** START OF Records to use **

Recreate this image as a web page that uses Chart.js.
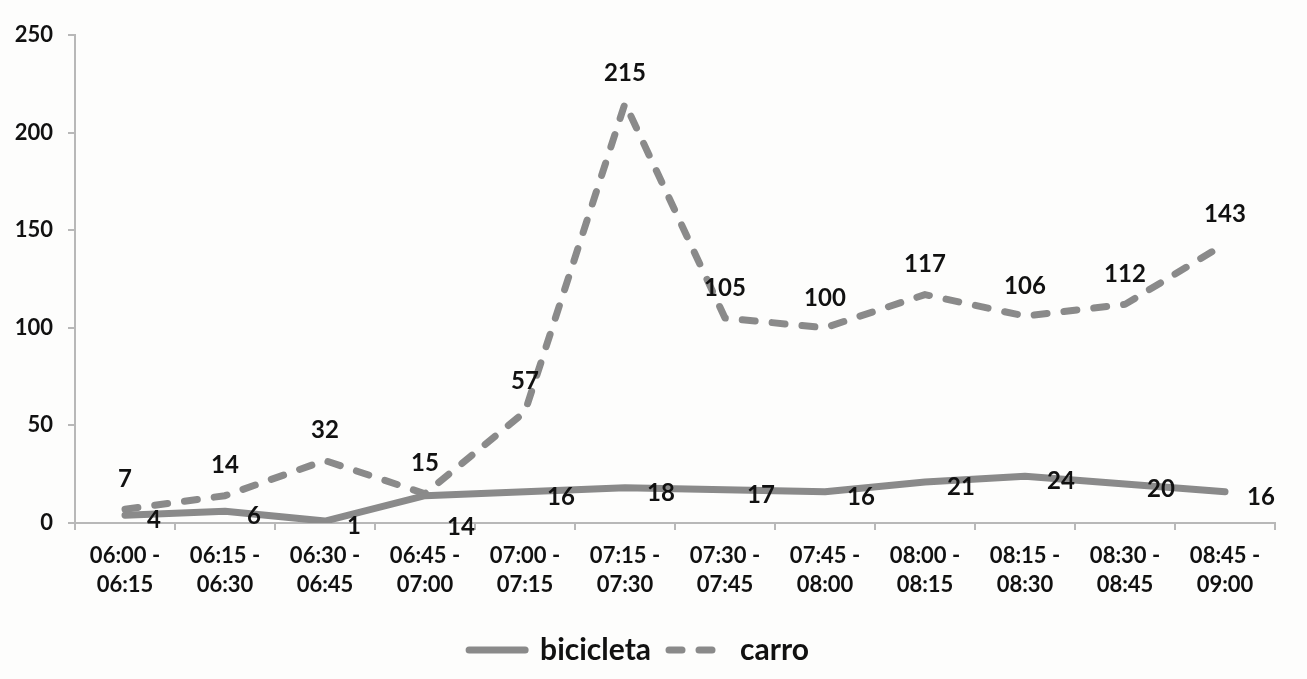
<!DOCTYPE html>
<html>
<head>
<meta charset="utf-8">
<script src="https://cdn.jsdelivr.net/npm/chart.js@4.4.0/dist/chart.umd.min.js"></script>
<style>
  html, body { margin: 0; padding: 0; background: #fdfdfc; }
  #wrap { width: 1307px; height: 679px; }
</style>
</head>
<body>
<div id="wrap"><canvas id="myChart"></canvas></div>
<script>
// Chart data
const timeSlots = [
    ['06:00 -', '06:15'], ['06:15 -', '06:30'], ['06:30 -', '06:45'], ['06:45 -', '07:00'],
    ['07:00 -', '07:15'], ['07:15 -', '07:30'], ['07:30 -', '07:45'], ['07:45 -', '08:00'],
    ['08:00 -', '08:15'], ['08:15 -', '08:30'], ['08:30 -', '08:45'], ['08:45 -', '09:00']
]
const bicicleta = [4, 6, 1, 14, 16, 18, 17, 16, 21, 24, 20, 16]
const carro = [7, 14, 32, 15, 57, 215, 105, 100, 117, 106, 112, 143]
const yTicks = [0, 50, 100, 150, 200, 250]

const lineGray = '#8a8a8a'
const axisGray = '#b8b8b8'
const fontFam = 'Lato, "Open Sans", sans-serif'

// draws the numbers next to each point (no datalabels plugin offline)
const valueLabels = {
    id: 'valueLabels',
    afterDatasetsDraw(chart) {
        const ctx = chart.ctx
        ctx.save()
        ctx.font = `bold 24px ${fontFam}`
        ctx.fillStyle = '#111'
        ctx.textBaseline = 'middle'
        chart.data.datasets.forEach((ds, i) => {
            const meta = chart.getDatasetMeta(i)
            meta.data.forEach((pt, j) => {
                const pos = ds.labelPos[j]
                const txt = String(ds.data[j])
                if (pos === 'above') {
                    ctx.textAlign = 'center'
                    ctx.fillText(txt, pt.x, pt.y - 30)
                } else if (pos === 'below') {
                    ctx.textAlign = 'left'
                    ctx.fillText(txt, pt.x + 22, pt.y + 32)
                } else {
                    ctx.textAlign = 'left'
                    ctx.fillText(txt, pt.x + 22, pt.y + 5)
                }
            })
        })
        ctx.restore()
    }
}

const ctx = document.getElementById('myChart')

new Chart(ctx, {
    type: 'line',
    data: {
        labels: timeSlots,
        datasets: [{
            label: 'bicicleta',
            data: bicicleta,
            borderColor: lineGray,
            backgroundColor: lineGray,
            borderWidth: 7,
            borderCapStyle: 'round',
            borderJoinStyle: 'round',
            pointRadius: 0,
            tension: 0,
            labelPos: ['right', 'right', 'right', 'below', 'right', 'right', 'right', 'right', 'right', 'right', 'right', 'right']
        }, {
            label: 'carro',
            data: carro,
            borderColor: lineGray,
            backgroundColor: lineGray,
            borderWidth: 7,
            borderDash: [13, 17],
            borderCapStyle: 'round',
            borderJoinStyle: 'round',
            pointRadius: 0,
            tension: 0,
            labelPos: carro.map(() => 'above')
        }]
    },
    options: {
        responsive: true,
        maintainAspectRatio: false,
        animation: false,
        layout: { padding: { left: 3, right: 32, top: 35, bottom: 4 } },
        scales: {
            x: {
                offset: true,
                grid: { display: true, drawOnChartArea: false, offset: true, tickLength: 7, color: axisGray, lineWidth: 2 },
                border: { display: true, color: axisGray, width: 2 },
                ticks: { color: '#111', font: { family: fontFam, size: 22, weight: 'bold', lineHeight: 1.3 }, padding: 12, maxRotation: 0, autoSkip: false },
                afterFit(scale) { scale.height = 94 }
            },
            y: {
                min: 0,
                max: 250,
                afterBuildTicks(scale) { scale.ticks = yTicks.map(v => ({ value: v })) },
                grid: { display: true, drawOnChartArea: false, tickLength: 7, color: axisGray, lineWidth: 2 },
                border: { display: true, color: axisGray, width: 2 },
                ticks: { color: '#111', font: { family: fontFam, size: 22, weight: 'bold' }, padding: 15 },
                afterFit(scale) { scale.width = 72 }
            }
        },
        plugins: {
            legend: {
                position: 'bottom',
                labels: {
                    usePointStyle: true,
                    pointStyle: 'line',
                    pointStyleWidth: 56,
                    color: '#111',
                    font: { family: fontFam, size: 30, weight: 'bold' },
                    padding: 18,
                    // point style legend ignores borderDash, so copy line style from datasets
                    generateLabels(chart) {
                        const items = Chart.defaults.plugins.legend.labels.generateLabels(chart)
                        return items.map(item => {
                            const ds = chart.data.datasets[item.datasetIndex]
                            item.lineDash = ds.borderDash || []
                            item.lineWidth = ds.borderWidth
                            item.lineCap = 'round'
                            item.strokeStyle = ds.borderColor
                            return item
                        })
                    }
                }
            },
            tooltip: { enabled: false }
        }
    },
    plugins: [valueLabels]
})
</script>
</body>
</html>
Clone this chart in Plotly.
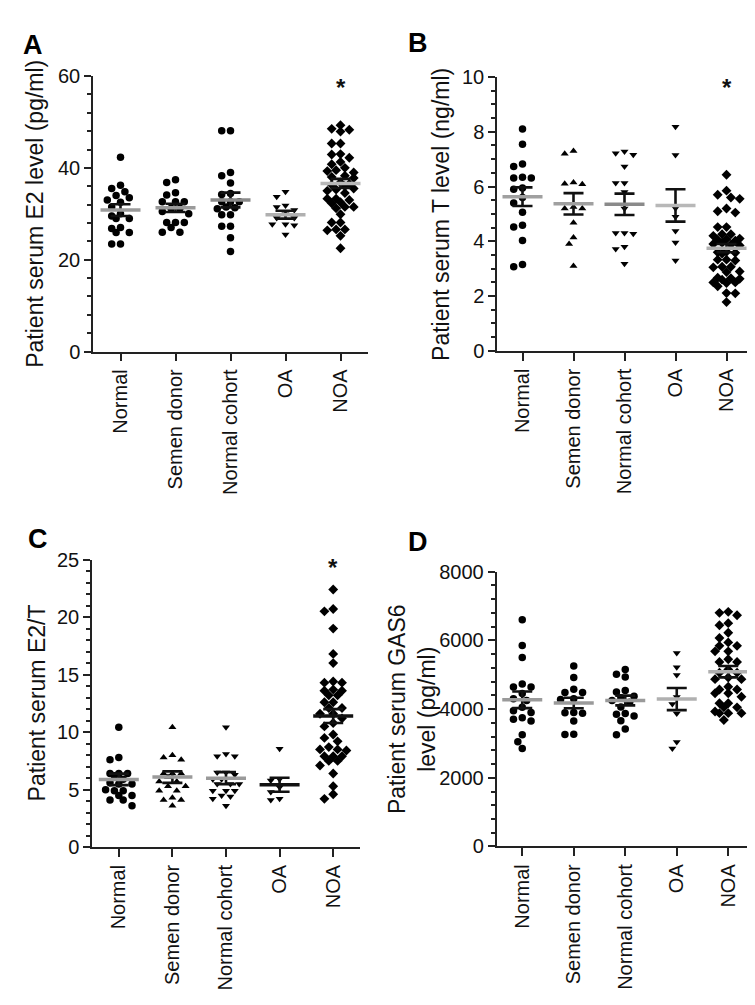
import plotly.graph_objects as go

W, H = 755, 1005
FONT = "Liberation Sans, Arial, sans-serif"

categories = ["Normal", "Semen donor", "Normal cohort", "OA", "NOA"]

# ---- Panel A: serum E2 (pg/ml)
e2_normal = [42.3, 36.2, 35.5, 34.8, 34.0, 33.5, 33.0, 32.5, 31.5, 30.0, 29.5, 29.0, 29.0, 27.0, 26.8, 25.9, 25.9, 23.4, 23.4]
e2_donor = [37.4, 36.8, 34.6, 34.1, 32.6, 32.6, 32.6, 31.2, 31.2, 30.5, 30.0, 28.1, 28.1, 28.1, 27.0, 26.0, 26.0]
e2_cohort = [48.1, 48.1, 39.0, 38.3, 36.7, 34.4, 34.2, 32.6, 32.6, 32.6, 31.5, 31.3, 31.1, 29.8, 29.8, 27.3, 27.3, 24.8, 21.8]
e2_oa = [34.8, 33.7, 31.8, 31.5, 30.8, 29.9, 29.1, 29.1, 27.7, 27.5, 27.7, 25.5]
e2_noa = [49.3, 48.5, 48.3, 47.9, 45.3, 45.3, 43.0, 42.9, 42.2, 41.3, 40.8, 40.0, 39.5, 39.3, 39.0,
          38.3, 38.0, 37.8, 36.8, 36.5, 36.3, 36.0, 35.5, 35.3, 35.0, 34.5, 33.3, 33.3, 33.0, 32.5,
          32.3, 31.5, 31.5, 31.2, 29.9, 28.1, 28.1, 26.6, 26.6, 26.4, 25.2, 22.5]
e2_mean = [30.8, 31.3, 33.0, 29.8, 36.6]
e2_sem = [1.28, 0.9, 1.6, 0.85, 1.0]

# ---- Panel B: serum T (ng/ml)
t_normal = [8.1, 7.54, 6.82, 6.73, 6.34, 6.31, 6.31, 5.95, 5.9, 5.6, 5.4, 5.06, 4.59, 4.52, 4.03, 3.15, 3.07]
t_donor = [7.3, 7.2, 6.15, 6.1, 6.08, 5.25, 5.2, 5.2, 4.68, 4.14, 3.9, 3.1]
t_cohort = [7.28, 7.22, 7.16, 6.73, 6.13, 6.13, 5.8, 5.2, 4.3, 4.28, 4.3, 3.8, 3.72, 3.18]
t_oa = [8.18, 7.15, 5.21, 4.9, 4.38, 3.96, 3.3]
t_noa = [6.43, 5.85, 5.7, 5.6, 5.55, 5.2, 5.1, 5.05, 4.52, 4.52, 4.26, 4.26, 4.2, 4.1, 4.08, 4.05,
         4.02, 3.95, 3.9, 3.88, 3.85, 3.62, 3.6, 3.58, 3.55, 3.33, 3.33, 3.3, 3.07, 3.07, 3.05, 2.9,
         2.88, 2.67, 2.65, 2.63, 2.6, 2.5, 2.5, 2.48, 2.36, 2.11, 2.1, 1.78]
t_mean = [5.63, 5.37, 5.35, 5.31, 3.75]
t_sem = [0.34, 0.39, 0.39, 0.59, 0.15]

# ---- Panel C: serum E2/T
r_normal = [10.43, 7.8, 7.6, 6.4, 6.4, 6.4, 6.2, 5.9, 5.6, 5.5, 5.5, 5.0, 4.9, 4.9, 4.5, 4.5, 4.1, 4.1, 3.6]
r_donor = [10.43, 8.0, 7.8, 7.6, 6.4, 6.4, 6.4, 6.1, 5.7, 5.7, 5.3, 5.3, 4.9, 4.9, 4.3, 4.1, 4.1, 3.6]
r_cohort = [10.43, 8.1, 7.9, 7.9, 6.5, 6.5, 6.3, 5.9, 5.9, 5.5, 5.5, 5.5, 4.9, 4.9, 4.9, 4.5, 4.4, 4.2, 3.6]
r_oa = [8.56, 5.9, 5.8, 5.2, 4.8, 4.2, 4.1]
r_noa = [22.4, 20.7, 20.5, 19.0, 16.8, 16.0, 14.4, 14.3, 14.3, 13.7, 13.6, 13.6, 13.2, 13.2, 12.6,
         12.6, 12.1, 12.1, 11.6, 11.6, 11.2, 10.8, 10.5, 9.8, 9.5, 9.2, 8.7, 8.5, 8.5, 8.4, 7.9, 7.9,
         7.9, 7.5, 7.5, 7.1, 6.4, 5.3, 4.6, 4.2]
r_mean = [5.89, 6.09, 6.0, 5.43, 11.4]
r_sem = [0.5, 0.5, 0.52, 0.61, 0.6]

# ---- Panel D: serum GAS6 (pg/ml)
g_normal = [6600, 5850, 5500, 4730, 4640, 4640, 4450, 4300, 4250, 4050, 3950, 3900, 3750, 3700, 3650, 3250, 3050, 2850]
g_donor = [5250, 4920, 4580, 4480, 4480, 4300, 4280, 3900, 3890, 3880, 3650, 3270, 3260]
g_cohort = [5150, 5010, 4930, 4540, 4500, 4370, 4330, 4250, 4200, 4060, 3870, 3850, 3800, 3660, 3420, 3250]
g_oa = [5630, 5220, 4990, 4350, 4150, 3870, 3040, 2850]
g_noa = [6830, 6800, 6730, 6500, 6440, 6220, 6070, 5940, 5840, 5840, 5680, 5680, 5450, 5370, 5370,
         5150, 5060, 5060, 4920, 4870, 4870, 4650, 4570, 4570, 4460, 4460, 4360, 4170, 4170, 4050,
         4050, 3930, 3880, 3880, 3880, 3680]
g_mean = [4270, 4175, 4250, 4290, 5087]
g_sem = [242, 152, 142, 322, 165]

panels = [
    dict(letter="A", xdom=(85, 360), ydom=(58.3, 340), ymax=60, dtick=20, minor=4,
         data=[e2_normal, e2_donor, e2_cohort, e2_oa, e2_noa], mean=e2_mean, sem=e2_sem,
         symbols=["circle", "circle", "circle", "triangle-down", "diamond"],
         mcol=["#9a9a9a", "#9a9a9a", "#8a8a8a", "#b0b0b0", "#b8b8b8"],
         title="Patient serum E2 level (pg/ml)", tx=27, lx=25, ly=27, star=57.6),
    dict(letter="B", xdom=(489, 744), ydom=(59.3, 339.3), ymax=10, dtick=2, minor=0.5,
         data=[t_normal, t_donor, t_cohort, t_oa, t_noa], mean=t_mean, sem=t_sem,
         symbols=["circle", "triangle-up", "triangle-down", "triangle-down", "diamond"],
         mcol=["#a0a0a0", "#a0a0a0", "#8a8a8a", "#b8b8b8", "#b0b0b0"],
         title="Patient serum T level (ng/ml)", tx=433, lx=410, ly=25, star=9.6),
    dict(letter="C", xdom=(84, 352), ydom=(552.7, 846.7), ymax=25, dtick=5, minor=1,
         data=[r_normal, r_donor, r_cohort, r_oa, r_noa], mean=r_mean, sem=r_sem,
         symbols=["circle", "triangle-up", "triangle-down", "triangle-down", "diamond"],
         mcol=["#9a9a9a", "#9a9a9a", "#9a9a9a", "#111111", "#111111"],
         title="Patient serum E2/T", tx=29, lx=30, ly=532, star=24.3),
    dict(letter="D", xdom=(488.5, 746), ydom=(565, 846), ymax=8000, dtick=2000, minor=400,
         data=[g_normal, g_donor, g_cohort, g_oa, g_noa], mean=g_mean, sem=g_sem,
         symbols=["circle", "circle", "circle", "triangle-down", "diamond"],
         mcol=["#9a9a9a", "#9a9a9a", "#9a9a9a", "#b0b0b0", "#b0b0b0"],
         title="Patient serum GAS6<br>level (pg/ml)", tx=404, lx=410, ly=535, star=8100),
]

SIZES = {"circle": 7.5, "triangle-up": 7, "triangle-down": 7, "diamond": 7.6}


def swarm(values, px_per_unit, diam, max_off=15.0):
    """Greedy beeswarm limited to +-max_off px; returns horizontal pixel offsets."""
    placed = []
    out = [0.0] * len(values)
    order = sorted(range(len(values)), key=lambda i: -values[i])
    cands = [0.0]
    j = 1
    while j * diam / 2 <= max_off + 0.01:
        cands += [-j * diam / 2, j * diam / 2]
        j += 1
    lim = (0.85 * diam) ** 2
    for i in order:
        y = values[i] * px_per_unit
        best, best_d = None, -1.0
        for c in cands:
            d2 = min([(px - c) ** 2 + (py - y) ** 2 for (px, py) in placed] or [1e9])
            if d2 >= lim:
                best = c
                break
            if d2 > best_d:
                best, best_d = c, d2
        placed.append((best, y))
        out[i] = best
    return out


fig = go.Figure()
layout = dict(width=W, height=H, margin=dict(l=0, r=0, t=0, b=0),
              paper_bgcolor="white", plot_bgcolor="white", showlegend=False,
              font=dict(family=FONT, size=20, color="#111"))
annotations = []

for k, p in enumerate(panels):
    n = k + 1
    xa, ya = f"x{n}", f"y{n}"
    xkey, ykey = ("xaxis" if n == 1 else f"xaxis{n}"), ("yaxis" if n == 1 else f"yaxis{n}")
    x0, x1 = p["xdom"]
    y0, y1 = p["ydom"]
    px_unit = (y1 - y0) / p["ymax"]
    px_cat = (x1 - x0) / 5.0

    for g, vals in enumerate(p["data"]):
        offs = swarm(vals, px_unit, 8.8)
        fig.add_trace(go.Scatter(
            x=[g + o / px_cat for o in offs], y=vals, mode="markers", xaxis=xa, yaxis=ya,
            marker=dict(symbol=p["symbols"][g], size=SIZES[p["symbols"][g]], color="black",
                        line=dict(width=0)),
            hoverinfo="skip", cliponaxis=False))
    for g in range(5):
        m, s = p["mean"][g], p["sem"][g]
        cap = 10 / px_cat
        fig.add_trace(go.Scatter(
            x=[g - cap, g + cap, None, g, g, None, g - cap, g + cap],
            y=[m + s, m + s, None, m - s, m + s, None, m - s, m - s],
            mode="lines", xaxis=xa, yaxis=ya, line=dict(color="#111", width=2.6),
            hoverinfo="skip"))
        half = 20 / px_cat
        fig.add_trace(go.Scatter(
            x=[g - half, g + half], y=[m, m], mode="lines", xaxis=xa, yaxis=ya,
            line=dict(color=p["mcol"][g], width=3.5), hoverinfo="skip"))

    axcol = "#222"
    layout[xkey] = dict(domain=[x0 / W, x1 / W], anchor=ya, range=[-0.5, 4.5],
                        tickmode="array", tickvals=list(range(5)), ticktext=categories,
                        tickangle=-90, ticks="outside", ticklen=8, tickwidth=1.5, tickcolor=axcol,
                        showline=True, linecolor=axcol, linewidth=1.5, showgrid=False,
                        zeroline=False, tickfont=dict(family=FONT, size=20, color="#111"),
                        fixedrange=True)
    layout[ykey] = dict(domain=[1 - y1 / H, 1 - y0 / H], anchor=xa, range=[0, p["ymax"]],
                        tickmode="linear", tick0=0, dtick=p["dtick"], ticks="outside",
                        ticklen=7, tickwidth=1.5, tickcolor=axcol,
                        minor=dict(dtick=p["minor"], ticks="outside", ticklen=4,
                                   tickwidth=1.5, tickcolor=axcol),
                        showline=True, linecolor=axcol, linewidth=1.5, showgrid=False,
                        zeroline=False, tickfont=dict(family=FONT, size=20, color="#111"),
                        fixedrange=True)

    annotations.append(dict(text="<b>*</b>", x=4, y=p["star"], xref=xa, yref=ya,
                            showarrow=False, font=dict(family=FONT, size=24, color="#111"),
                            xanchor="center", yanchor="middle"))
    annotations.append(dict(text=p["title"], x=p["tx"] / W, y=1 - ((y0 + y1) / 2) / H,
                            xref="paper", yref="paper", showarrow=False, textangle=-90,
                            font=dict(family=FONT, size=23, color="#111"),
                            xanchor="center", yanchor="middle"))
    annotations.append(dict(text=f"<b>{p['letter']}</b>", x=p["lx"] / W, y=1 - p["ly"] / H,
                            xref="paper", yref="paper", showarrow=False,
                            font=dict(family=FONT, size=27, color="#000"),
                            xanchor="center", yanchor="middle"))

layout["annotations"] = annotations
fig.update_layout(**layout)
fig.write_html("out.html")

** END OF Records to use **

Find each line in the records holding the string "this" and show it.

## Task answer
Recreate this image as a web page that uses Chart.js.
Clone this chart in Plotly.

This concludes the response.